▶ **SOURCE EXCERPT**:
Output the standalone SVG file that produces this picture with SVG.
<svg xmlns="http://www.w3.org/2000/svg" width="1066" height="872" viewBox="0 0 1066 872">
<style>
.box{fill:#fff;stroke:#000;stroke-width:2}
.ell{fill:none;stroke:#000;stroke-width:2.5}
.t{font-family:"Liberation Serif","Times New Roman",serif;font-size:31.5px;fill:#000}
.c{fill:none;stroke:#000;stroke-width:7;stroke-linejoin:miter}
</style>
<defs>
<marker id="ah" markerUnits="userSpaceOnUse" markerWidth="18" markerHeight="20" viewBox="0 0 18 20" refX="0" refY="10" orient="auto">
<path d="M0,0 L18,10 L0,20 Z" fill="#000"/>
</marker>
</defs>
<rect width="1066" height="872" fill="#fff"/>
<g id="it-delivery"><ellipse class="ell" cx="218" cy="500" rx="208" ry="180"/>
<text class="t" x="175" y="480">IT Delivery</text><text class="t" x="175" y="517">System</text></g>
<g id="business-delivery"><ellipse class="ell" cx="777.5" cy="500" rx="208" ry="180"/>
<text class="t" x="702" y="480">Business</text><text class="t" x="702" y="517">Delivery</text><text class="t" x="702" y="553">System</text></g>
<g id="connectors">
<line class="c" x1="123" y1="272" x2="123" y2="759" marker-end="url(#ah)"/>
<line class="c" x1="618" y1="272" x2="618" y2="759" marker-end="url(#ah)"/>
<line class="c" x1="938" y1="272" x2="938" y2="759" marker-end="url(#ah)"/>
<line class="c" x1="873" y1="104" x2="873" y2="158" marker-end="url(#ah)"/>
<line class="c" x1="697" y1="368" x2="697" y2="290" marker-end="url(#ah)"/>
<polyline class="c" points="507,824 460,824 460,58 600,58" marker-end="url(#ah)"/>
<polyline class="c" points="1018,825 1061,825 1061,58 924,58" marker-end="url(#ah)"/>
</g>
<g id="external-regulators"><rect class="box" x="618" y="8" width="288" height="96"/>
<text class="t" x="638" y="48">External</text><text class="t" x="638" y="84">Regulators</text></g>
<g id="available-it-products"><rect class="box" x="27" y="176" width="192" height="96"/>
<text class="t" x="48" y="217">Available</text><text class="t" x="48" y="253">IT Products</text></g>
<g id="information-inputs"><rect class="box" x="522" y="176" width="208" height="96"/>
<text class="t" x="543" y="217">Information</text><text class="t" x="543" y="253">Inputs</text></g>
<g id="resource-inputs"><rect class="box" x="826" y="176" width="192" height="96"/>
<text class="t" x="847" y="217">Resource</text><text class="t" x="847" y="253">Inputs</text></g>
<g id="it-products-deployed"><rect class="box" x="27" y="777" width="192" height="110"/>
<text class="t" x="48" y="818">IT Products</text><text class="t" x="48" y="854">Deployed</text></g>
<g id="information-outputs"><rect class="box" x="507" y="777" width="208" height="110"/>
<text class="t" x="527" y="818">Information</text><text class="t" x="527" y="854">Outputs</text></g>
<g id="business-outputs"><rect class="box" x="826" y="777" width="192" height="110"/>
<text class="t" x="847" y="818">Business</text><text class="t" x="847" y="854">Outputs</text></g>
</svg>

▶ **GIVEN INSTRUCTION**: Copy out all of the lines above exactly.

▶ **THE COMPLETED TASK**:
Output the standalone SVG file that produces this picture with SVG.
<svg xmlns="http://www.w3.org/2000/svg" width="1066" height="872" viewBox="0 0 1066 872">
<style>
.box{fill:#fff;stroke:#000;stroke-width:2}
.ell{fill:none;stroke:#000;stroke-width:2.5}
.t{font-family:"Liberation Serif","Times New Roman",serif;font-size:31.5px;fill:#000}
.c{fill:none;stroke:#000;stroke-width:7;stroke-linejoin:miter}
</style>
<defs>
<marker id="ah" markerUnits="userSpaceOnUse" markerWidth="18" markerHeight="20" viewBox="0 0 18 20" refX="0" refY="10" orient="auto">
<path d="M0,0 L18,10 L0,20 Z" fill="#000"/>
</marker>
</defs>
<rect width="1066" height="872" fill="#fff"/>
<g id="it-delivery"><ellipse class="ell" cx="218" cy="500" rx="208" ry="180"/>
<text class="t" x="175" y="480">IT Delivery</text><text class="t" x="175" y="517">System</text></g>
<g id="business-delivery"><ellipse class="ell" cx="777.5" cy="500" rx="208" ry="180"/>
<text class="t" x="702" y="480">Business</text><text class="t" x="702" y="517">Delivery</text><text class="t" x="702" y="553">System</text></g>
<g id="connectors">
<line class="c" x1="123" y1="272" x2="123" y2="759" marker-end="url(#ah)"/>
<line class="c" x1="618" y1="272" x2="618" y2="759" marker-end="url(#ah)"/>
<line class="c" x1="938" y1="272" x2="938" y2="759" marker-end="url(#ah)"/>
<line class="c" x1="873" y1="104" x2="873" y2="158" marker-end="url(#ah)"/>
<line class="c" x1="697" y1="368" x2="697" y2="290" marker-end="url(#ah)"/>
<polyline class="c" points="507,824 460,824 460,58 600,58" marker-end="url(#ah)"/>
<polyline class="c" points="1018,825 1061,825 1061,58 924,58" marker-end="url(#ah)"/>
</g>
<g id="external-regulators"><rect class="box" x="618" y="8" width="288" height="96"/>
<text class="t" x="638" y="48">External</text><text class="t" x="638" y="84">Regulators</text></g>
<g id="available-it-products"><rect class="box" x="27" y="176" width="192" height="96"/>
<text class="t" x="48" y="217">Available</text><text class="t" x="48" y="253">IT Products</text></g>
<g id="information-inputs"><rect class="box" x="522" y="176" width="208" height="96"/>
<text class="t" x="543" y="217">Information</text><text class="t" x="543" y="253">Inputs</text></g>
<g id="resource-inputs"><rect class="box" x="826" y="176" width="192" height="96"/>
<text class="t" x="847" y="217">Resource</text><text class="t" x="847" y="253">Inputs</text></g>
<g id="it-products-deployed"><rect class="box" x="27" y="777" width="192" height="110"/>
<text class="t" x="48" y="818">IT Products</text><text class="t" x="48" y="854">Deployed</text></g>
<g id="information-outputs"><rect class="box" x="507" y="777" width="208" height="110"/>
<text class="t" x="527" y="818">Information</text><text class="t" x="527" y="854">Outputs</text></g>
<g id="business-outputs"><rect class="box" x="826" y="777" width="192" height="110"/>
<text class="t" x="847" y="818">Business</text><text class="t" x="847" y="854">Outputs</text></g>
</svg>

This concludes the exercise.